- _Short task_: Return every line below as is, leaving out the pictures.

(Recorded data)
════════

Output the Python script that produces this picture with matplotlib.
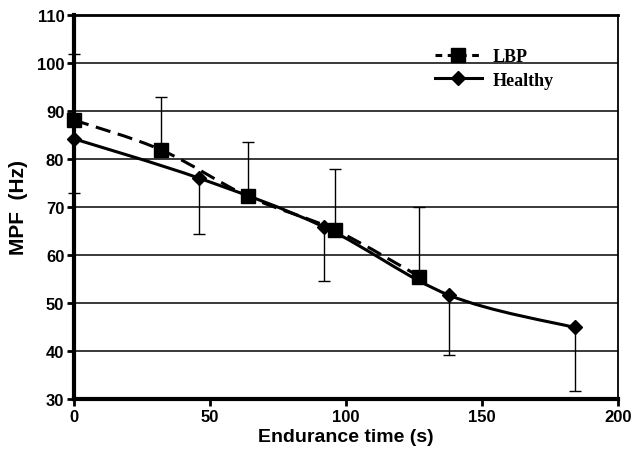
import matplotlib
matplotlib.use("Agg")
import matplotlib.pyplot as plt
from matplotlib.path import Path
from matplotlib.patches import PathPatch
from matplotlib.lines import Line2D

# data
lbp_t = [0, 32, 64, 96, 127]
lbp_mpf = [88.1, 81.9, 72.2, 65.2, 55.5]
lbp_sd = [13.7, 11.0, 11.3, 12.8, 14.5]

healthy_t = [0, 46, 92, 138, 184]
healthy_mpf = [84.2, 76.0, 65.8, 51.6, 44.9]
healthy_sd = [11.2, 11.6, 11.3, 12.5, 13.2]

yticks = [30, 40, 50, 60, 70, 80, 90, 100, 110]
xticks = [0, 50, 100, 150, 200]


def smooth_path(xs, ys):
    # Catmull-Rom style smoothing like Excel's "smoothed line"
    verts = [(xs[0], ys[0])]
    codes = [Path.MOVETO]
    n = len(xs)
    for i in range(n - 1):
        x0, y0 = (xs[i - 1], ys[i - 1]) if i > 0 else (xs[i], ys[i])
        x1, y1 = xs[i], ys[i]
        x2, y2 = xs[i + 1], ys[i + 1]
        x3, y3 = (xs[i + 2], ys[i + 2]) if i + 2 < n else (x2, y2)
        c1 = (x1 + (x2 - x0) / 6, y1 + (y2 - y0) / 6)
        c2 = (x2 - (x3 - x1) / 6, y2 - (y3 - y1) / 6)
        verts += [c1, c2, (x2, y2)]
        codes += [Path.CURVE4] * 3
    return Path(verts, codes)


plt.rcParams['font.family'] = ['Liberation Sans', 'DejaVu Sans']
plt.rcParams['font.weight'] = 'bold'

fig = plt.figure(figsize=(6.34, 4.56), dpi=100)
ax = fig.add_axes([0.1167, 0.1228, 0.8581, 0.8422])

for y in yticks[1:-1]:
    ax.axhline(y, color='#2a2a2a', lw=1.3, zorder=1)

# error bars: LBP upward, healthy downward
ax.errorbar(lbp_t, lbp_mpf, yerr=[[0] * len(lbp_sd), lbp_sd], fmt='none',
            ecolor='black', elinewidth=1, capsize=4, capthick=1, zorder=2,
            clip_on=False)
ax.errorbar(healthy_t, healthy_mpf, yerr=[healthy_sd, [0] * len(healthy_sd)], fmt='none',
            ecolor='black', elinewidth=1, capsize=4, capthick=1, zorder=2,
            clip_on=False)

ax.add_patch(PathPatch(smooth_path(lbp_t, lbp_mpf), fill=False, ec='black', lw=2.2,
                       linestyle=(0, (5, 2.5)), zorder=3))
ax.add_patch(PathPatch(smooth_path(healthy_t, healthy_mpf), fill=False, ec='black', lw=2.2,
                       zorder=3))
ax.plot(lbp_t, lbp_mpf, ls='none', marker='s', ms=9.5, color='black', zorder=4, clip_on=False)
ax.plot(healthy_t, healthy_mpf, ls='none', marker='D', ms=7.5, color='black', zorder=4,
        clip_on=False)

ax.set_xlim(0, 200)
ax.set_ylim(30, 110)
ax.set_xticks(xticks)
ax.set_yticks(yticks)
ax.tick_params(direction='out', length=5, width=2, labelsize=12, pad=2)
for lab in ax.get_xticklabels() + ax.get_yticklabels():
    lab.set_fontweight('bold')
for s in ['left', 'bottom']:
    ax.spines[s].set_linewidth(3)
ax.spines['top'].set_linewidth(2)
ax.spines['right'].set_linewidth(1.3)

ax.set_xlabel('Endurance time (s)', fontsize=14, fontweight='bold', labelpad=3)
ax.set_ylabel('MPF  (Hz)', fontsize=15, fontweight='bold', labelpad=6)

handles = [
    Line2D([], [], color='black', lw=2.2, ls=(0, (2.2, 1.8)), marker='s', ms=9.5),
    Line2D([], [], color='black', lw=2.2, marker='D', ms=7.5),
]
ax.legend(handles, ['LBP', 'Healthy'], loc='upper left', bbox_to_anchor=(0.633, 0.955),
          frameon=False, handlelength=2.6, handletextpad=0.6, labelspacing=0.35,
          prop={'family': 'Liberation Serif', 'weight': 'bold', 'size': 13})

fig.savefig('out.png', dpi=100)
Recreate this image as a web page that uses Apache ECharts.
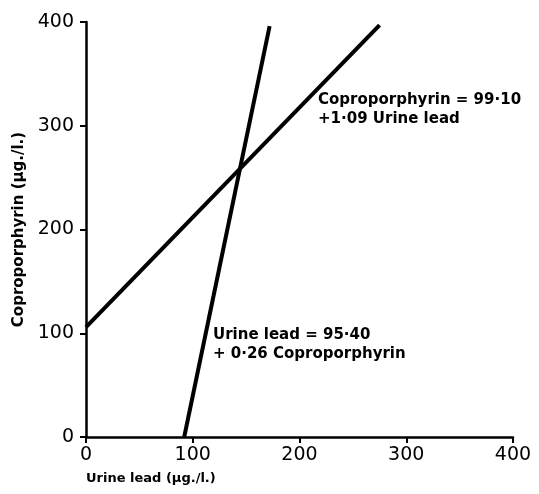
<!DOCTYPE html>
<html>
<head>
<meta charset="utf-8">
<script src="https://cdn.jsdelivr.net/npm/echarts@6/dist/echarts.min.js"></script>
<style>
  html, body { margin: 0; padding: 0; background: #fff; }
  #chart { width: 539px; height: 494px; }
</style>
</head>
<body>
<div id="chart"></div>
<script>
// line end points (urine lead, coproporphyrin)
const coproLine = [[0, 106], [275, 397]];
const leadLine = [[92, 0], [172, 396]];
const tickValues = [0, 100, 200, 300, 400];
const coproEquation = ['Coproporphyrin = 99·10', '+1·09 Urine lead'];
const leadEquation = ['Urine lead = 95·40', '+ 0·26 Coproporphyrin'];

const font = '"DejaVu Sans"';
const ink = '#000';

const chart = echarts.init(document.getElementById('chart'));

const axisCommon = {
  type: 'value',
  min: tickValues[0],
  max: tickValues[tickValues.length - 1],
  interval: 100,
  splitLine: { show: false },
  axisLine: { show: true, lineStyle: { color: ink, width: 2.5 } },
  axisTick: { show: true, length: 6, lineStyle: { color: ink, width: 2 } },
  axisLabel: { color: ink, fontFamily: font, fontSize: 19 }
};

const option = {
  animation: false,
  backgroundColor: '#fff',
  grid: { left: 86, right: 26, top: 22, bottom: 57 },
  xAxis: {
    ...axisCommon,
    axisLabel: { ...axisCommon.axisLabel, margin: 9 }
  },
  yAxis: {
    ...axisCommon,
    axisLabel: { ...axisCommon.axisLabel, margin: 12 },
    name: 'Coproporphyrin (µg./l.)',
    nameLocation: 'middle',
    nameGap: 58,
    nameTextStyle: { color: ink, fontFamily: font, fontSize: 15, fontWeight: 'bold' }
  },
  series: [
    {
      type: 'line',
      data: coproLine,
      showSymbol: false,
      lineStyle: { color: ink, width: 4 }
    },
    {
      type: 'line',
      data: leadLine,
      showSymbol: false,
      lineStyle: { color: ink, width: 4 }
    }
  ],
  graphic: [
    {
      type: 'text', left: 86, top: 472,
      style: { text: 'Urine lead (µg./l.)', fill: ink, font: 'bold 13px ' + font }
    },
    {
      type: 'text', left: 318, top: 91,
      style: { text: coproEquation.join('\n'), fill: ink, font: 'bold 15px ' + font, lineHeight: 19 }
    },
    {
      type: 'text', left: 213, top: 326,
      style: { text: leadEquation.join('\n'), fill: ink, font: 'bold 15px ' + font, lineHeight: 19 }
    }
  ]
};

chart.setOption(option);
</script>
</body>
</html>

════════

- _Answer to the exercise_:
Output the Python script that produces this picture with matplotlib.
import matplotlib
matplotlib.use("Agg")
import matplotlib.pyplot as plt
from matplotlib.path import Path
from matplotlib.patches import PathPatch
from matplotlib.lines import Line2D

# data
lbp_t = [0, 32, 64, 96, 127]
lbp_mpf = [88.1, 81.9, 72.2, 65.2, 55.5]
lbp_sd = [13.7, 11.0, 11.3, 12.8, 14.5]

healthy_t = [0, 46, 92, 138, 184]
healthy_mpf = [84.2, 76.0, 65.8, 51.6, 44.9]
healthy_sd = [11.2, 11.6, 11.3, 12.5, 13.2]

yticks = [30, 40, 50, 60, 70, 80, 90, 100, 110]
xticks = [0, 50, 100, 150, 200]


def smooth_path(xs, ys):
    # Catmull-Rom style smoothing like Excel's "smoothed line"
    verts = [(xs[0], ys[0])]
    codes = [Path.MOVETO]
    n = len(xs)
    for i in range(n - 1):
        x0, y0 = (xs[i - 1], ys[i - 1]) if i > 0 else (xs[i], ys[i])
        x1, y1 = xs[i], ys[i]
        x2, y2 = xs[i + 1], ys[i + 1]
        x3, y3 = (xs[i + 2], ys[i + 2]) if i + 2 < n else (x2, y2)
        c1 = (x1 + (x2 - x0) / 6, y1 + (y2 - y0) / 6)
        c2 = (x2 - (x3 - x1) / 6, y2 - (y3 - y1) / 6)
        verts += [c1, c2, (x2, y2)]
        codes += [Path.CURVE4] * 3
    return Path(verts, codes)


plt.rcParams['font.family'] = ['Liberation Sans', 'DejaVu Sans']
plt.rcParams['font.weight'] = 'bold'

fig = plt.figure(figsize=(6.34, 4.56), dpi=100)
ax = fig.add_axes([0.1167, 0.1228, 0.8581, 0.8422])

for y in yticks[1:-1]:
    ax.axhline(y, color='#2a2a2a', lw=1.3, zorder=1)

# error bars: LBP upward, healthy downward
ax.errorbar(lbp_t, lbp_mpf, yerr=[[0] * len(lbp_sd), lbp_sd], fmt='none',
            ecolor='black', elinewidth=1, capsize=4, capthick=1, zorder=2,
            clip_on=False)
ax.errorbar(healthy_t, healthy_mpf, yerr=[healthy_sd, [0] * len(healthy_sd)], fmt='none',
            ecolor='black', elinewidth=1, capsize=4, capthick=1, zorder=2,
            clip_on=False)

ax.add_patch(PathPatch(smooth_path(lbp_t, lbp_mpf), fill=False, ec='black', lw=2.2,
                       linestyle=(0, (5, 2.5)), zorder=3))
ax.add_patch(PathPatch(smooth_path(healthy_t, healthy_mpf), fill=False, ec='black', lw=2.2,
                       zorder=3))
ax.plot(lbp_t, lbp_mpf, ls='none', marker='s', ms=9.5, color='black', zorder=4, clip_on=False)
ax.plot(healthy_t, healthy_mpf, ls='none', marker='D', ms=7.5, color='black', zorder=4,
        clip_on=False)

ax.set_xlim(0, 200)
ax.set_ylim(30, 110)
ax.set_xticks(xticks)
ax.set_yticks(yticks)
ax.tick_params(direction='out', length=5, width=2, labelsize=12, pad=2)
for lab in ax.get_xticklabels() + ax.get_yticklabels():
    lab.set_fontweight('bold')
for s in ['left', 'bottom']:
    ax.spines[s].set_linewidth(3)
ax.spines['top'].set_linewidth(2)
ax.spines['right'].set_linewidth(1.3)

ax.set_xlabel('Endurance time (s)', fontsize=14, fontweight='bold', labelpad=3)
ax.set_ylabel('MPF  (Hz)', fontsize=15, fontweight='bold', labelpad=6)

handles = [
    Line2D([], [], color='black', lw=2.2, ls=(0, (2.2, 1.8)), marker='s', ms=9.5),
    Line2D([], [], color='black', lw=2.2, marker='D', ms=7.5),
]
ax.legend(handles, ['LBP', 'Healthy'], loc='upper left', bbox_to_anchor=(0.633, 0.955),
          frameon=False, handlelength=2.6, handletextpad=0.6, labelspacing=0.35,
          prop={'family': 'Liberation Serif', 'weight': 'bold', 'size': 13})

fig.savefig('out.png', dpi=100)
Recreate this image as a web page that uses Apache ECharts.
<!DOCTYPE html>
<html>
<head>
<meta charset="utf-8">
<script src="https://cdn.jsdelivr.net/npm/echarts@6/dist/echarts.min.js"></script>
<style>
  html, body { margin: 0; padding: 0; background: #fff; }
  #chart { width: 539px; height: 494px; }
</style>
</head>
<body>
<div id="chart"></div>
<script>
// line end points (urine lead, coproporphyrin)
const coproLine = [[0, 106], [275, 397]];
const leadLine = [[92, 0], [172, 396]];
const tickValues = [0, 100, 200, 300, 400];
const coproEquation = ['Coproporphyrin = 99·10', '+1·09 Urine lead'];
const leadEquation = ['Urine lead = 95·40', '+ 0·26 Coproporphyrin'];

const font = '"DejaVu Sans"';
const ink = '#000';

const chart = echarts.init(document.getElementById('chart'));

const axisCommon = {
  type: 'value',
  min: tickValues[0],
  max: tickValues[tickValues.length - 1],
  interval: 100,
  splitLine: { show: false },
  axisLine: { show: true, lineStyle: { color: ink, width: 2.5 } },
  axisTick: { show: true, length: 6, lineStyle: { color: ink, width: 2 } },
  axisLabel: { color: ink, fontFamily: font, fontSize: 19 }
};

const option = {
  animation: false,
  backgroundColor: '#fff',
  grid: { left: 86, right: 26, top: 22, bottom: 57 },
  xAxis: {
    ...axisCommon,
    axisLabel: { ...axisCommon.axisLabel, margin: 9 }
  },
  yAxis: {
    ...axisCommon,
    axisLabel: { ...axisCommon.axisLabel, margin: 12 },
    name: 'Coproporphyrin (µg./l.)',
    nameLocation: 'middle',
    nameGap: 58,
    nameTextStyle: { color: ink, fontFamily: font, fontSize: 15, fontWeight: 'bold' }
  },
  series: [
    {
      type: 'line',
      data: coproLine,
      showSymbol: false,
      lineStyle: { color: ink, width: 4 }
    },
    {
      type: 'line',
      data: leadLine,
      showSymbol: false,
      lineStyle: { color: ink, width: 4 }
    }
  ],
  graphic: [
    {
      type: 'text', left: 86, top: 472,
      style: { text: 'Urine lead (µg./l.)', fill: ink, font: 'bold 13px ' + font }
    },
    {
      type: 'text', left: 318, top: 91,
      style: { text: coproEquation.join('\n'), fill: ink, font: 'bold 15px ' + font, lineHeight: 19 }
    },
    {
      type: 'text', left: 213, top: 326,
      style: { text: leadEquation.join('\n'), fill: ink, font: 'bold 15px ' + font, lineHeight: 19 }
    }
  ]
};

chart.setOption(option);
</script>
</body>
</html>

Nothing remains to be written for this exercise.